* DATA SECTION:
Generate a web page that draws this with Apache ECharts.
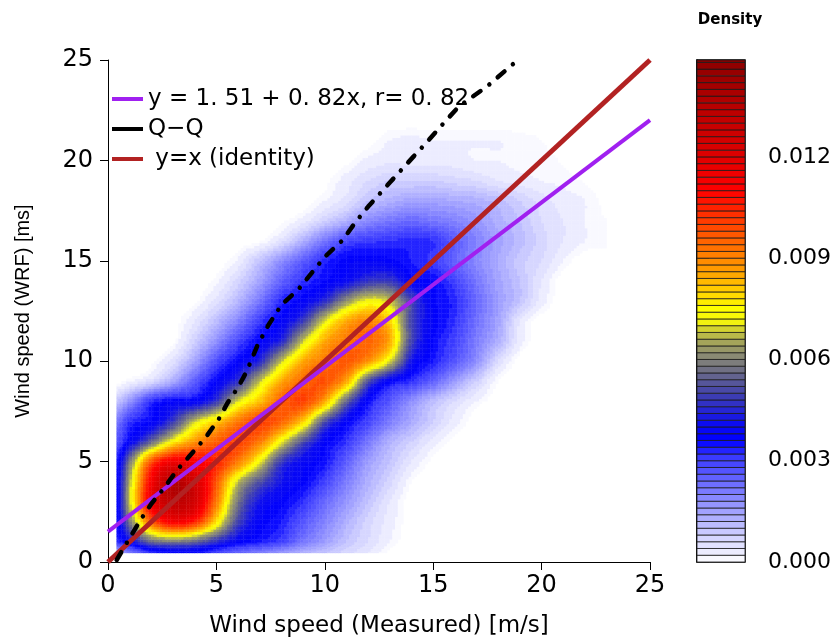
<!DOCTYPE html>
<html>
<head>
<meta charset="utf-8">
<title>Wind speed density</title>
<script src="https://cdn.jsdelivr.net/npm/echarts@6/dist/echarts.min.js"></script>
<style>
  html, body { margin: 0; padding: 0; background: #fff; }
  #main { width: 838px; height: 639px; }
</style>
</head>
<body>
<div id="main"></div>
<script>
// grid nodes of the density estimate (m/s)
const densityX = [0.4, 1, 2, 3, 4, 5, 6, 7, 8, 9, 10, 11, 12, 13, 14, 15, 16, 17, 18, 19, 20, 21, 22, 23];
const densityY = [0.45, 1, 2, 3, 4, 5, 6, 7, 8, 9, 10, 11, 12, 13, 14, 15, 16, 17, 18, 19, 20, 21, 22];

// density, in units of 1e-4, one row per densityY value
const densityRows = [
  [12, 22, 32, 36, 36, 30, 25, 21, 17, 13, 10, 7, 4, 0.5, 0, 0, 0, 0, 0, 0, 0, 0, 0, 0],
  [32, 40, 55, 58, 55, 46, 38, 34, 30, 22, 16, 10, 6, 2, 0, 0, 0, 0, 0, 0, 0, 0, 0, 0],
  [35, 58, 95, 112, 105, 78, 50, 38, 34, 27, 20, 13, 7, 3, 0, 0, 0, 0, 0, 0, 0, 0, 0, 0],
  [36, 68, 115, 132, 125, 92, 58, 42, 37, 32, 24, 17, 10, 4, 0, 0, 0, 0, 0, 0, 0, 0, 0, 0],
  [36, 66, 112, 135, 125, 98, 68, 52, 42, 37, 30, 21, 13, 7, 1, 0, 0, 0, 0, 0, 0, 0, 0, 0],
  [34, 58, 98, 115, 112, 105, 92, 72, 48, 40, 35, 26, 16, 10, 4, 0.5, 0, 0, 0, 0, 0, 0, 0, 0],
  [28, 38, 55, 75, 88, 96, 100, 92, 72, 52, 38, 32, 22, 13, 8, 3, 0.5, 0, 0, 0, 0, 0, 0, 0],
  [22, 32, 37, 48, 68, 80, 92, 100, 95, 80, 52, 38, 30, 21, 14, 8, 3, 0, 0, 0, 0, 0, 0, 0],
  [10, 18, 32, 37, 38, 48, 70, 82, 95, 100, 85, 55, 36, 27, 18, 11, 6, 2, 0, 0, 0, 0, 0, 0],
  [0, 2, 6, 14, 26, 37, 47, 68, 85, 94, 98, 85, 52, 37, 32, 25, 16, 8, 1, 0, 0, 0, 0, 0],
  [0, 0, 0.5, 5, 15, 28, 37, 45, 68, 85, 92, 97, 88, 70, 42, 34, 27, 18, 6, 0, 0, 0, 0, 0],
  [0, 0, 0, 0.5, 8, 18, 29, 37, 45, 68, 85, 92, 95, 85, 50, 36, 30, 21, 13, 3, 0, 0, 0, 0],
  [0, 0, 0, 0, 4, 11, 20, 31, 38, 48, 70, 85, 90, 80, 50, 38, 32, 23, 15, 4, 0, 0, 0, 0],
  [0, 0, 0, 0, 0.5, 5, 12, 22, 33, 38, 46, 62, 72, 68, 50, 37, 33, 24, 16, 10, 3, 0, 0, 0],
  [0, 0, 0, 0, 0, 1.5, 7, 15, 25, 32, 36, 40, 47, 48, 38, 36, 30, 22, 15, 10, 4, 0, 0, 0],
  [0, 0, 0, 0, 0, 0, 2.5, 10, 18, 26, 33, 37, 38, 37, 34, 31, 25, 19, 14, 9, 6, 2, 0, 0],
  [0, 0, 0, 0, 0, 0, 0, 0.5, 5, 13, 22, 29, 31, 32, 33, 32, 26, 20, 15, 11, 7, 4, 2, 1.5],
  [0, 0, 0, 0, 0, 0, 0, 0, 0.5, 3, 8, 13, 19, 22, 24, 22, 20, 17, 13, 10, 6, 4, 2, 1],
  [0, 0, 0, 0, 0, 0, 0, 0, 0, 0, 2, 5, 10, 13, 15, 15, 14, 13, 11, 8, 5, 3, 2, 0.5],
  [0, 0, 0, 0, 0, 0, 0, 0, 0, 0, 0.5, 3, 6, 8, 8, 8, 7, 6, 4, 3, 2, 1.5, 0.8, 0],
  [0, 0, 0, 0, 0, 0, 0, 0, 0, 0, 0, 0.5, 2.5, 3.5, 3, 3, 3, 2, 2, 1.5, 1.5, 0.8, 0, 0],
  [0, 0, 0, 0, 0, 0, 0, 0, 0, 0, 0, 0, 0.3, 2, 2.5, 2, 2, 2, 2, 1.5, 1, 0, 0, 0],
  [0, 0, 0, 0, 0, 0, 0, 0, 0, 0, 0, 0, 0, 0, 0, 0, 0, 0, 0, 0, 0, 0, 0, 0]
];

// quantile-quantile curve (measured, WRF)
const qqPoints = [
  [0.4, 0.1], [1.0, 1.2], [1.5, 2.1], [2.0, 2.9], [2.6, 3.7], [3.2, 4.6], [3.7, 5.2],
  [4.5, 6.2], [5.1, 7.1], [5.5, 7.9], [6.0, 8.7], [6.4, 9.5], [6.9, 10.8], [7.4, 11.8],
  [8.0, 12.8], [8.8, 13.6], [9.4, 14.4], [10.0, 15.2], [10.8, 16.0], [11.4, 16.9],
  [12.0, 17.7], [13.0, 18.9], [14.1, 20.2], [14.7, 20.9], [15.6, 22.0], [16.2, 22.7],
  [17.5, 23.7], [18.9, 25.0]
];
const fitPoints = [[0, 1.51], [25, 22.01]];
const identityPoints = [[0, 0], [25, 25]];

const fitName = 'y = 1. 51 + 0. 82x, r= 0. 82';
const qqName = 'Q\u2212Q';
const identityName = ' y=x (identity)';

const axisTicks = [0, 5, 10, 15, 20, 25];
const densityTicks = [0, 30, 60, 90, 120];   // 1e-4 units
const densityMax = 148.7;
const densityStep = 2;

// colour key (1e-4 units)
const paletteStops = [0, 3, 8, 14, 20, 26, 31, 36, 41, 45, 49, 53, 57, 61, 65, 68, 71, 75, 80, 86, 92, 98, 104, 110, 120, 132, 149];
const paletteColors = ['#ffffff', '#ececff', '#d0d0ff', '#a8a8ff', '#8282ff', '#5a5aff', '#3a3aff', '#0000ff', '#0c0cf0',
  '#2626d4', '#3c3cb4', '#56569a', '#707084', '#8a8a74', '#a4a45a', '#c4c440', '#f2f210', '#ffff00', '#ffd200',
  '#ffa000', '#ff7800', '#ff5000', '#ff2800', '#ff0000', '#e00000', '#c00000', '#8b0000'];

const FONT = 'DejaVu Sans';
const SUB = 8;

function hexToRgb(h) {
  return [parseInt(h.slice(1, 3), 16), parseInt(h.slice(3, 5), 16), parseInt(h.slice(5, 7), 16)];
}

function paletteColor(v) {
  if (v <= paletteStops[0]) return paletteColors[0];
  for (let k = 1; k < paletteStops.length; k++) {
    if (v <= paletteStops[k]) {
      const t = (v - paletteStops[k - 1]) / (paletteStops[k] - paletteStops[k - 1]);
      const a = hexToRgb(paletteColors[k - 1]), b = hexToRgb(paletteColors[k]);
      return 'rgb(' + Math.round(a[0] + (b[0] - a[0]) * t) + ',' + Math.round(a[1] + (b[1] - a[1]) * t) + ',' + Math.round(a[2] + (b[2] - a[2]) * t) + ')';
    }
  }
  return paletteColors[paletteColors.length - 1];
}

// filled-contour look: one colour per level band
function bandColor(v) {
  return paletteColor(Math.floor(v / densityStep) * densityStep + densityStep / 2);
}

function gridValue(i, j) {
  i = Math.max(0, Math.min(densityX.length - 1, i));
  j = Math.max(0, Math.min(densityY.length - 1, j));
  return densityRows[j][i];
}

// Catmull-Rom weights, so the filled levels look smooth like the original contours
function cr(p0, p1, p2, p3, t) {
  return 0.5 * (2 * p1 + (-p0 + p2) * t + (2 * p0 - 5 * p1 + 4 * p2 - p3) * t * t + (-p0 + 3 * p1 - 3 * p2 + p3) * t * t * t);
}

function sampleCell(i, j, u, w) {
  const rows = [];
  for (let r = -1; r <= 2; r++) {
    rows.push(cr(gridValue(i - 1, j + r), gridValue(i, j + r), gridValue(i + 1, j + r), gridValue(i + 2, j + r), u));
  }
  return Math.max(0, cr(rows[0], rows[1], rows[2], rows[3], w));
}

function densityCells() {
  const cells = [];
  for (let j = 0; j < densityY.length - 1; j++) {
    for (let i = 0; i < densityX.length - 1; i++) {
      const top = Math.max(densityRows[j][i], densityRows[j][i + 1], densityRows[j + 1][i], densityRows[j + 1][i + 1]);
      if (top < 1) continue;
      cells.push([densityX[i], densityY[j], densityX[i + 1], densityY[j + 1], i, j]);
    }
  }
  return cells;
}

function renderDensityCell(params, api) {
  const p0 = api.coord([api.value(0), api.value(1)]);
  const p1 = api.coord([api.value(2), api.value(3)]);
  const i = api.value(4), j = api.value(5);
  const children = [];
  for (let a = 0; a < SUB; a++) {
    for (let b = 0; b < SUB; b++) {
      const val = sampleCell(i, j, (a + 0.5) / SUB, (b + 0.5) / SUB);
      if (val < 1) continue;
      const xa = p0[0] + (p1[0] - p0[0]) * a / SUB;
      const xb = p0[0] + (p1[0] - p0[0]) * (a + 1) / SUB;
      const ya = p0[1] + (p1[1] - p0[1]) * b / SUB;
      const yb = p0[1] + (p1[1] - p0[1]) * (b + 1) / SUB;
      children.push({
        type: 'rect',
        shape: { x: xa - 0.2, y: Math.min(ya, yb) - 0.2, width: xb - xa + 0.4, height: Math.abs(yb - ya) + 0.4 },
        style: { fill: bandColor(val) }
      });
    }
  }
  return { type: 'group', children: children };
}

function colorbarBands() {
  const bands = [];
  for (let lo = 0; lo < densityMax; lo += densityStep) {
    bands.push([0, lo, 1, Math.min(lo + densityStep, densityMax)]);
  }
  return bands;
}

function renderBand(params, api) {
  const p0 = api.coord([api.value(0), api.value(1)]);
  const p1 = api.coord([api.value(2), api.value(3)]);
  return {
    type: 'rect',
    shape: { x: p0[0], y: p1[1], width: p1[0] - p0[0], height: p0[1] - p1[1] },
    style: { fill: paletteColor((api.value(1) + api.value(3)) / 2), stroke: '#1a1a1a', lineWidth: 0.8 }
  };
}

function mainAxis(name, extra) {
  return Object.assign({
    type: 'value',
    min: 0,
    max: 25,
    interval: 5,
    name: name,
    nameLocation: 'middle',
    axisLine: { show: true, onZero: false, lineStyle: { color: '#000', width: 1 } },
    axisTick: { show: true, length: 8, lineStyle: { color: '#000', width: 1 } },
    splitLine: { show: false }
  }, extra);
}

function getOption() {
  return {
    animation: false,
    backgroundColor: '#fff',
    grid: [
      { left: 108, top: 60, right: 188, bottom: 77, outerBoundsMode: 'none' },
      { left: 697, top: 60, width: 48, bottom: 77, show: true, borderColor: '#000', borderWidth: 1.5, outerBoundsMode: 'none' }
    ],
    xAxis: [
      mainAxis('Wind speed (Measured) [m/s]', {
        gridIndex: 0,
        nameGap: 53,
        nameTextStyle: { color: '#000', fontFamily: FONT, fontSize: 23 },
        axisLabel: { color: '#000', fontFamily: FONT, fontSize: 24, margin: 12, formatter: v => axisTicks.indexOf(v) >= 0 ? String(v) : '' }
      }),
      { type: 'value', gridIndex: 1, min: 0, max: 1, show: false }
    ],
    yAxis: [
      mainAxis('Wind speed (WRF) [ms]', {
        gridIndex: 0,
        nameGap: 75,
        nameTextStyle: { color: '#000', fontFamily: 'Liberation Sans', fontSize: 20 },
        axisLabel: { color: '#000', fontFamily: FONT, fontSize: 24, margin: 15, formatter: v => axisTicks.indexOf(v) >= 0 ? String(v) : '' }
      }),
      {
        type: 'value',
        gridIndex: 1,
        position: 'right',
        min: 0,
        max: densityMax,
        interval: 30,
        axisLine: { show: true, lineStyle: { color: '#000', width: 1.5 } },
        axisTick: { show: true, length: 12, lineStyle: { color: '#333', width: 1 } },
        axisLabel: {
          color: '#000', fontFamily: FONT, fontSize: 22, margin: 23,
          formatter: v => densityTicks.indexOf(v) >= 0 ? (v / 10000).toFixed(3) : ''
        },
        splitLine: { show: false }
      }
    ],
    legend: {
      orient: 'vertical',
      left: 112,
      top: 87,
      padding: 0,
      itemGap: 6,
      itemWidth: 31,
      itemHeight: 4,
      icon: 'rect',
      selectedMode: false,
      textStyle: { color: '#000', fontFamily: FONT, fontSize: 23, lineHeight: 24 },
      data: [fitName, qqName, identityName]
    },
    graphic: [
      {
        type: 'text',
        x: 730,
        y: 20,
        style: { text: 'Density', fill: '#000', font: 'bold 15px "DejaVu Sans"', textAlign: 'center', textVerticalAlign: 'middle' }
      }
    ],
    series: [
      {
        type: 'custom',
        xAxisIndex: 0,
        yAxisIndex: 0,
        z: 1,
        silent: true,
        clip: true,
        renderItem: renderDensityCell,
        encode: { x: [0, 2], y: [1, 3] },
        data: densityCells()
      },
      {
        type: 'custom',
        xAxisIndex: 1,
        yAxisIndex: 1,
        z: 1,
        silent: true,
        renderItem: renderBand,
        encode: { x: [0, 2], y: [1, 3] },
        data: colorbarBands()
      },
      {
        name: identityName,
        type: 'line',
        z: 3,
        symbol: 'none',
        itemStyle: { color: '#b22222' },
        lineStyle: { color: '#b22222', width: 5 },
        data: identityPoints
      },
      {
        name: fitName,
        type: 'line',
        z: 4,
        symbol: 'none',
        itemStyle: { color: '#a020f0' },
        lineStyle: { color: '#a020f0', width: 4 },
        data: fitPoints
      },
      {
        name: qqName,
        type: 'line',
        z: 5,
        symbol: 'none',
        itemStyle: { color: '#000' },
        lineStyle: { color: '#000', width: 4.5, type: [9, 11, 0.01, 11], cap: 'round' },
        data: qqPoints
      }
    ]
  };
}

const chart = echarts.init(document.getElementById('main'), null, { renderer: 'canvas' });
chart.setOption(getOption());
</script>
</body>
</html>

* WHAT IS EXPECTED:
Repeat, exactly and in full, each line from the start of the data to the line that contains "20, 21, 22];". Pictures do not go in.

* ANSWER BELOW:
Generate a web page that draws this with Apache ECharts.
<!DOCTYPE html>
<html>
<head>
<meta charset="utf-8">
<title>Wind speed density</title>
<script src="https://cdn.jsdelivr.net/npm/echarts@6/dist/echarts.min.js"></script>
<style>
  html, body { margin: 0; padding: 0; background: #fff; }
  #main { width: 838px; height: 639px; }
</style>
</head>
<body>
<div id="main"></div>
<script>
// grid nodes of the density estimate (m/s)
const densityX = [0.4, 1, 2, 3, 4, 5, 6, 7, 8, 9, 10, 11, 12, 13, 14, 15, 16, 17, 18, 19, 20, 21, 22, 23];
const densityY = [0.45, 1, 2, 3, 4, 5, 6, 7, 8, 9, 10, 11, 12, 13, 14, 15, 16, 17, 18, 19, 20, 21, 22];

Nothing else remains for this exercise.